Top ten read of 2012: ‘A feisty novel about militant suffragettes.’ Easy Living

 
 

'Bea treads carefully on the thick carpet, quite deliberately like a servant. Her elder sister, Clemmie, tells her that it is ‘not done’ to worry about being heard but Bea enjoys this oh-so-silent rebellion against convention. She teases back, This is the twentieth century, Clem, things are about to change. ' Park Lane, June 2012.

London, 1914. Two young women dream of breaking free from tradition and obligation; they know that suffragettes are on the march and that war looms, but at 35 Park Lane, Lady Masters, head of a dying industrial dynasty, insists that life is about service and duty.    

Below stairs, housemaid Grace Campbell is struggling.She cannot admit to her family in Carlisle and brother, Michael, in London that she has been unable to fulfill their ambitions and find a position as a secretary.
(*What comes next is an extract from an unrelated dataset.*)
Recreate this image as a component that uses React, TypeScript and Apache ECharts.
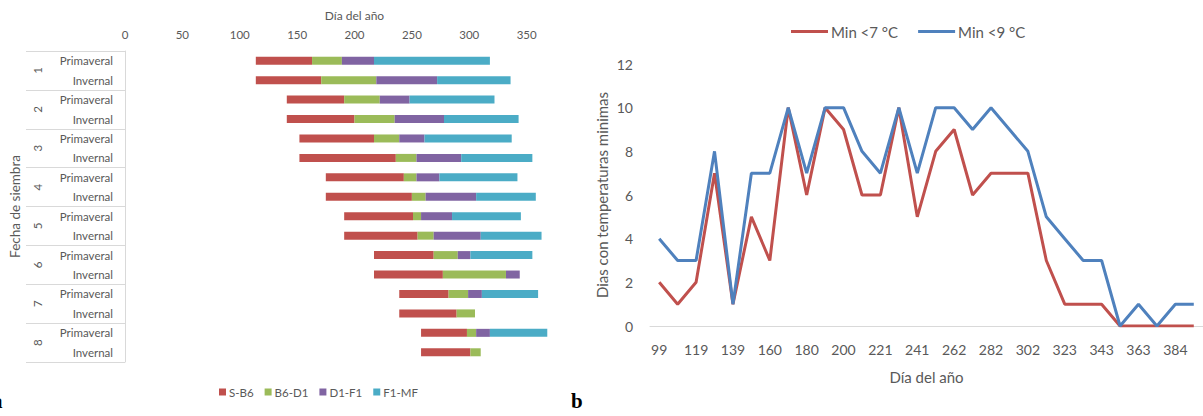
import React, { useEffect, useRef } from "react";
import * as echarts from "echarts";

// ---- Left chart: phenological stages (Gantt-style stacked bars) ----
const rowLabels = [
  "Primaveral", "Invernal", "Primaveral", "Invernal", "Primaveral", "Invernal", "Primaveral", "Invernal",
  "Primaveral", "Invernal", "Primaveral", "Invernal", "Primaveral", "Invernal", "Primaveral", "Invernal",
];
const groupLabels = ["1", "2", "3", "4", "5", "6", "7", "8"];
const startDay = [114, 114, 141, 141, 152, 152, 175, 175, 191, 191, 217, 217, 239, 239, 258, 258];
const sB6 = [49, 57, 50, 59, 65, 84, 68, 75, 60, 64, 52, 60, 43, 50, 40, 43];
const b6D1 = [26, 48, 31, 35, 22, 18, 11, 12, 7, 14, 21, 55, 17, 16, 8, 9];
const d1F1 = [28, 53, 26, 43, 22, 39, 20, 44, 27, 41, 11, 12, 12, 0, 12, 0];
const f1MF = [101, 64, 74, 65, 76, 62, 68, 52, 60, 53, 54, 0, 49, 0, 50, 0];
const stageNames = ["S-B6", "B6-D1", "D1-F1", "F1-MF"];
const stageColors = ["#C0504D", "#9BBB59", "#8064A2", "#4BACC6"];

// ---- Right chart: days with minimum temperatures ----
const days = [
  "99", "109", "119", "129", "139", "150", "160", "170", "180", "190",
  "200", "211", "221", "231", "241", "252", "262", "272", "282", "292",
  "302", "312", "323", "333", "343", "353", "363", "374", "384", "394",
];
const min7 = [2, 1, 2, 7, 1, 5, 3, 10, 6, 10, 9, 6, 6, 10, 5, 8, 9, 6, 7, 7, 7, 3, 1, 1, 1, 0, 0, 0, 0, 0];
const min9 = [4, 3, 3, 8, 1, 7, 7, 10, 7, 10, 10, 8, 7, 10, 7, 10, 10, 9, 10, 9, 8, 5, 4, 3, 3, 0, 1, 0, 1, 1];

const FONT = "Lato";
const GREY = "#595959";
const LINEGREY = "#D9D9D9";

export default function App() {
  const ref = useRef<HTMLDivElement>(null);
  useEffect(() => {
    if (!ref.current) return;
    const chart = echarts.init(ref.current, null, { renderer: "svg" });
    const stageData = [sB6, b6D1, d1F1, f1MF];
    const option: any = {
      animation: false,
      textStyle: { fontFamily: FONT, color: GREY },
      grid: [
        { left: 125, top: 51, width: 459, height: 311 },
        { left: 650, top: 64, width: 558, height: 262 },
      ],
      legend: [
        {
          data: stageNames,
          left: 214,
          top: 381,
          icon: "rect",
          itemWidth: 7,
          itemHeight: 7,
          itemGap: 11,
          textStyle: { fontFamily: FONT, fontSize: 11.5, color: GREY, padding: [0, 0, 0, -2] },
        },
        {
          data: ["Min <7 °C", "Min <9 °C"],
          left: 786,
          top: 19,
          icon: "rect",
          itemWidth: 37,
          itemHeight: 3,
          itemGap: 20,
          textStyle: { fontFamily: FONT, fontSize: 15, color: GREY, padding: [0, 0, 0, -2] },
        },
      ],
      xAxis: [
        {
          gridIndex: 0,
          type: "value",
          position: "top",
          min: 0,
          max: 400,
          interval: 50,
          axisLine: { show: false },
          axisTick: { show: false },
          splitLine: { show: false },
          axisLabel: { showMaxLabel: false, fontSize: 11.5, color: GREY, margin: 11, fontFamily: FONT },
          name: "Día del año",
          nameLocation: "middle",
          nameGap: 30,
          nameTextStyle: { fontSize: 12, color: GREY, fontFamily: FONT },
        },
        {
          gridIndex: 1,
          type: "category",
          data: days,
          boundaryGap: true,
          axisLine: { show: true, lineStyle: { color: LINEGREY, width: 1 } },
          axisTick: { show: false },
          axisLabel: { interval: 1, fontSize: 14, color: GREY, margin: 16, fontFamily: FONT },
          name: "Día del año",
          nameLocation: "middle",
          nameGap: 43,
          nameTextStyle: { fontSize: 15, color: GREY, fontFamily: FONT },
        },
      ],
      yAxis: [
        {
          gridIndex: 0,
          type: "category",
          position: "left",
          inverse: true,
          data: rowLabels,
          axisLine: { show: false },
          axisTick: { show: false },
          axisLabel: { fontSize: 11.5, color: GREY, margin: 12, fontFamily: FONT },
        },
        {
          gridIndex: 0,
          type: "category",
          position: "left",
          inverse: true,
          data: groupLabels,
          axisLine: { show: true, lineStyle: { color: LINEGREY, width: 1 } },
          axisTick: { show: true, length: 99, interval: 0, lineStyle: { color: LINEGREY, width: 1 } },
          axisLabel: { rotate: 90, fontSize: 11.5, color: GREY, margin: 82, fontFamily: FONT },
          name: "Fecha de siembra",
          nameLocation: "middle",
          nameGap: 103,
          nameTextStyle: { fontSize: 13.5, color: GREY, fontFamily: FONT },
        },
        {
          gridIndex: 1,
          type: "value",
          min: 0,
          max: 12,
          interval: 2,
          axisLine: { show: false },
          axisTick: { show: false },
          splitLine: { show: false },
          axisLabel: { fontSize: 14, color: GREY, margin: 17, fontFamily: FONT },
          name: "Dias con temperaturas minimas",
          nameLocation: "middle",
          nameGap: 41,
          nameTextStyle: { fontSize: 15, color: GREY, fontFamily: FONT },
        },
      ],
      series: [
        {
          name: "offset",
          type: "bar",
          xAxisIndex: 0,
          yAxisIndex: 0,
          stack: "g",
          silent: true,
          barWidth: 8,
          itemStyle: { color: "rgba(0,0,0,0)" },
          data: startDay,
        },
        ...stageNames.map((n, i) => ({
          name: n,
          type: "bar",
          xAxisIndex: 0,
          yAxisIndex: 0,
          stack: "g",
          barWidth: 8,
          itemStyle: { color: stageColors[i] },
          data: stageData[i],
        })),
        {
          name: "Min <7 °C",
          type: "line",
          xAxisIndex: 1,
          yAxisIndex: 2,
          symbol: "none",
          lineStyle: { color: "#C0504D", width: 3 },
          itemStyle: { color: "#C0504D" },
          data: min7,
        },
        {
          name: "Min <9 °C",
          type: "line",
          xAxisIndex: 1,
          yAxisIndex: 2,
          symbol: "none",
          lineStyle: { color: "#4F81BD", width: 3 },
          itemStyle: { color: "#4F81BD" },
          data: min9,
        },
      ],
      graphic: [
        {
          type: "text",
          left: 571,
          top: 390,
          style: { text: "b", font: "bold 21px 'Liberation Serif'", fill: "#000" },
        },
        {
          type: "text",
          left: -8,
          top: 390,
          style: { text: "a", font: "bold 21px 'Liberation Serif'", fill: "#000" },
        },
      ],
    };
    chart.setOption(option);
    return () => chart.dispose();
  }, []);
  return (
    <div
      ref={ref}
      style={{ position: "fixed", left: 0, top: 0, width: 1203, height: 416, background: "#fff" }}
    />
  );
}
Believing Grace to earn far more than she does, they are asking her to send home money she simply does not have.

Meanwhile, she finds herself caught up in the lives of the family she is waiting upon - in particular, those of her employer, Lady Masters', son, Edward, and daughter, Beatrice, who is recovering from a failed relationship that would have taken her away from an increasingly stifling life.

As Grace finds herself forced to compromise principles that she holds dear, Beatrice, desperate to find a new purpose, becomes increasingly drawn into the captivating Mrs Pankhurst's underground world of militant suffragettes, and begins to embrace the violence she has always rejected. Soon Bea is playing a dangerous game that will throw her in the path of a man her mother wouldn't let through the front door.

Then war comes, and the choices Grace and Beatrice make amid the rapidly changing world of WW1 will set their secret lives on a dramatic and inevitable collision course.